Kristine Lowe’s (left) Online Journalism Scandinavia this week looks at the (weird and wonderful) challenges of soliciting readers’ contributions.
Local newspaper readers more keen to submit photos of their own kids than of world champions, that’s what one online newspaper in Norway found out last month.
Mecom-owned Drammens Tidende (DT) invited its readers to help them cover this year’s World Cup Ski Sprint in Drammen, but found their readers were more interested in the Children’s Ski Cup that took place a day prior to the international event.
(Reader-submitted picture (above) and the pro snap (below) – both courtesy of DT)

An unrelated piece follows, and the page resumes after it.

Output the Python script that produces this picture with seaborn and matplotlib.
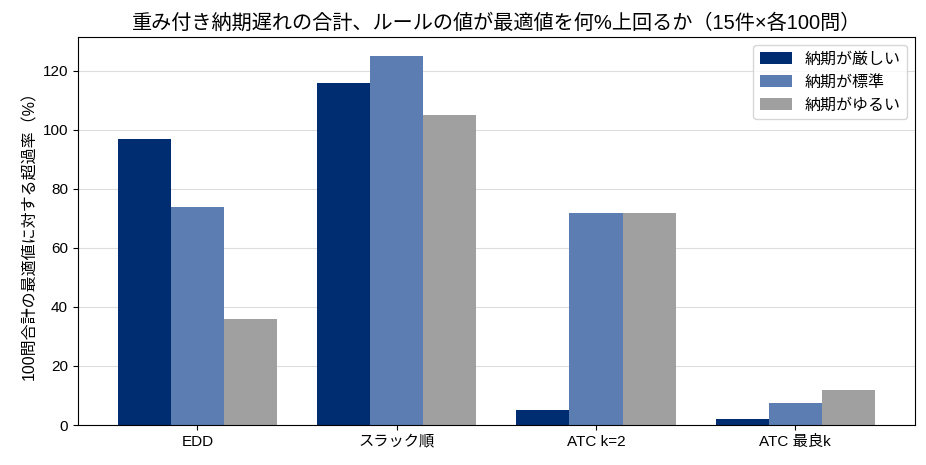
import seaborn as sns
import matplotlib.pyplot as plt
import pandas as pd

# data
rules = ['EDD', 'スラック順', 'ATC k=2', 'ATC 最良k']
conditions = ['納期が厳しい', '納期が標準', '納期がゆるい']
tight = [96.8, 115.8, 5.1, 2.0]
standard = [73.8, 125.0, 72.0, 7.5]
loose = [35.9, 105.0, 72.0, 11.9]
colors = ['#002d72', '#5b7db1', '#a0a0a0']

df = pd.DataFrame({
    'rule': rules * 3,
    'cond': [conditions[0]] * 4 + [conditions[1]] * 4 + [conditions[2]] * 4,
    'excess': tight + standard + loose,
})

# plain matplotlib look (outward ticks, black frame)
plt.rcParams['font.family'] = ['Liberation Sans', 'Noto Sans CJK JP', 'DejaVu Sans']

fig, ax = plt.subplots(figsize=(9.26, 4.65), dpi=100)
sns.barplot(data=df, x='rule', y='excess', hue='cond', palette=colors,
            saturation=1, width=0.8, linewidth=0, ax=ax)

ax.set_xlim(-0.6, 3.6)
ax.set_ylim(0, 131.4)
ax.set_yticks(range(0, 121, 20))
ax.yaxis.grid(True, color='#dddddd', linewidth=0.8)
ax.set_axisbelow(True)
ax.set_xlabel('')
ax.set_ylabel('100問合計の最適値に対する超過率（%）', fontsize=11.5)
ax.set_title('重み付き納期遅れの合計、ルールの値が最適値を何%上回るか（15件×各100問）', fontsize=14.5)
ax.tick_params(axis='both', labelsize=11)
ax.legend(loc='upper right', fontsize=11.5, title=None)

plt.subplots_adjust(left=0.084, right=0.988, top=0.92, bottom=0.086)
plt.savefig('out.png', dpi=100)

“In retrospective, we might have done better to put more of our resources into soliciting pictures from the Children’s Cup,” said Geir Arne Bore, editor-in-chief of DT, a Norwegian regional newspapers headquartered in Drammen.
“The traffic to our news site doubled on the day of the World Cup, and the shots submitted by readers garnered quite some interest, but people were particularly interested in viewing and submitting pictures from the Children’s Cup.

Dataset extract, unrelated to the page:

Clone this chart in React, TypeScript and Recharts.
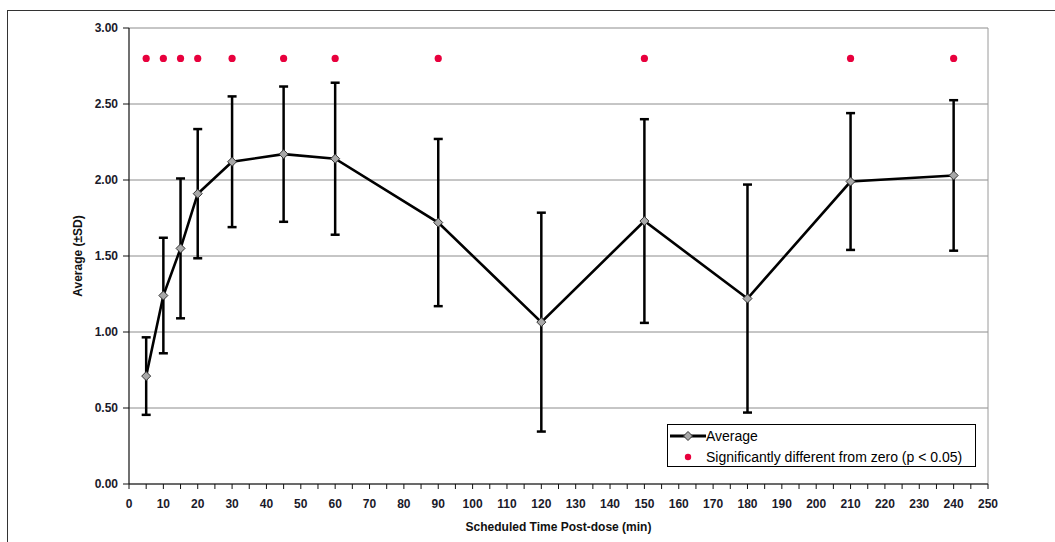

“Our experiences confirm the general impression which is taking root in Norwegian media: user generated content does not come unsolicited, and if it does come it is on issues people are very passionate about, or as a result of substantial marketing.
“I guess you could say this in line with the trend described in ‘The state of the news media 2008’,” Bore added.

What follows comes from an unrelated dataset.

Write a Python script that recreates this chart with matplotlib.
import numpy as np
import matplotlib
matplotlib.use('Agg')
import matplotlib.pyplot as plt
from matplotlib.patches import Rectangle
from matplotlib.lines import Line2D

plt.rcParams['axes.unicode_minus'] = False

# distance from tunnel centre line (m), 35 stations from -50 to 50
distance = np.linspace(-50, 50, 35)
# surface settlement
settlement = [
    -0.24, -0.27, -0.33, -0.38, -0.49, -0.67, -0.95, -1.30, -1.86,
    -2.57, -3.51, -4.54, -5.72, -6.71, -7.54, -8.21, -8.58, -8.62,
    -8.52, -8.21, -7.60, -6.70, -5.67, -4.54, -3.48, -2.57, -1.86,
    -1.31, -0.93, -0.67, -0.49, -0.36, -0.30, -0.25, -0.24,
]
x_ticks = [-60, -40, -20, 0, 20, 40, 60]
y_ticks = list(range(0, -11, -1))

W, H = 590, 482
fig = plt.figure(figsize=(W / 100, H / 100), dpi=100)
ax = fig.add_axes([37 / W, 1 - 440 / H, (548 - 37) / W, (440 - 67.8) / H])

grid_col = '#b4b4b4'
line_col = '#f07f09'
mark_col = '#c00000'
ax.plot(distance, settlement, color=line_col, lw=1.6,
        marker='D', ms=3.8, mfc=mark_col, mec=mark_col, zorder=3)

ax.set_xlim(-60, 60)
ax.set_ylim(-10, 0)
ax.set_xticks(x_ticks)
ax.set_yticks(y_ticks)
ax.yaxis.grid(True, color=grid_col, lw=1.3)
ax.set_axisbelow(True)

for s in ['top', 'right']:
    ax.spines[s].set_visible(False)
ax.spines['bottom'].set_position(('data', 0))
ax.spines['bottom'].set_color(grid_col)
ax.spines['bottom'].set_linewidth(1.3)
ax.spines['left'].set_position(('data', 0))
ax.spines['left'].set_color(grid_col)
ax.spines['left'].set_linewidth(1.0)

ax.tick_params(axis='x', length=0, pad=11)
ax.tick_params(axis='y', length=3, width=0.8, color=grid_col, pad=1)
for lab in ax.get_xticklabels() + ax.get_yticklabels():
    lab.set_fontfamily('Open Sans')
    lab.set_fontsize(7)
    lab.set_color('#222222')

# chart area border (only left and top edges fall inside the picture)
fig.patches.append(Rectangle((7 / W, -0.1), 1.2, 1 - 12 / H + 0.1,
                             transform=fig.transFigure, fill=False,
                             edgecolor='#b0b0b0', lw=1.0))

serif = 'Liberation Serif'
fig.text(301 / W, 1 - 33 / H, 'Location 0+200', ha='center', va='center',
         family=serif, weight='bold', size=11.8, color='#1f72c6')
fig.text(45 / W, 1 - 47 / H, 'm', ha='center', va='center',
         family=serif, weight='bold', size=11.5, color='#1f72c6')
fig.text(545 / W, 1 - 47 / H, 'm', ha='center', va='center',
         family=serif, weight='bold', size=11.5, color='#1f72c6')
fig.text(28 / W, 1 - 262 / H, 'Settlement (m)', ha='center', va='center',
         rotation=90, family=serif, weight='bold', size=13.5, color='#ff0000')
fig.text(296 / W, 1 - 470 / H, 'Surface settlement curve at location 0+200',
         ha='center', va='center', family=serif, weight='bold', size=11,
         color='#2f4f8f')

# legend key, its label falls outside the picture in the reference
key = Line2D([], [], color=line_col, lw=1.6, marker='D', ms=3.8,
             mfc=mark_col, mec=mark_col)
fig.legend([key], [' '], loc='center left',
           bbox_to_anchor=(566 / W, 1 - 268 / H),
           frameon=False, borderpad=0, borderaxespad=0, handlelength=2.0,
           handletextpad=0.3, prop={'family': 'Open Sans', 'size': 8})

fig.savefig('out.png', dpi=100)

DT is one of the early testers of ‘The Readers Newspaper’, an online portal where readers can upload text, pictures and video. It’s developed by Edda Media, Mecom’s Norwegian arm, and is still in Beta.
So far, DT’s readers have mostly uploaded text and pictures about entertainment events, while Budstikka.no, another early tester, has attracted more content about local sports events.
The portal is expected to be rolled out to all of Edda Media’s regional and local papers over the coming months.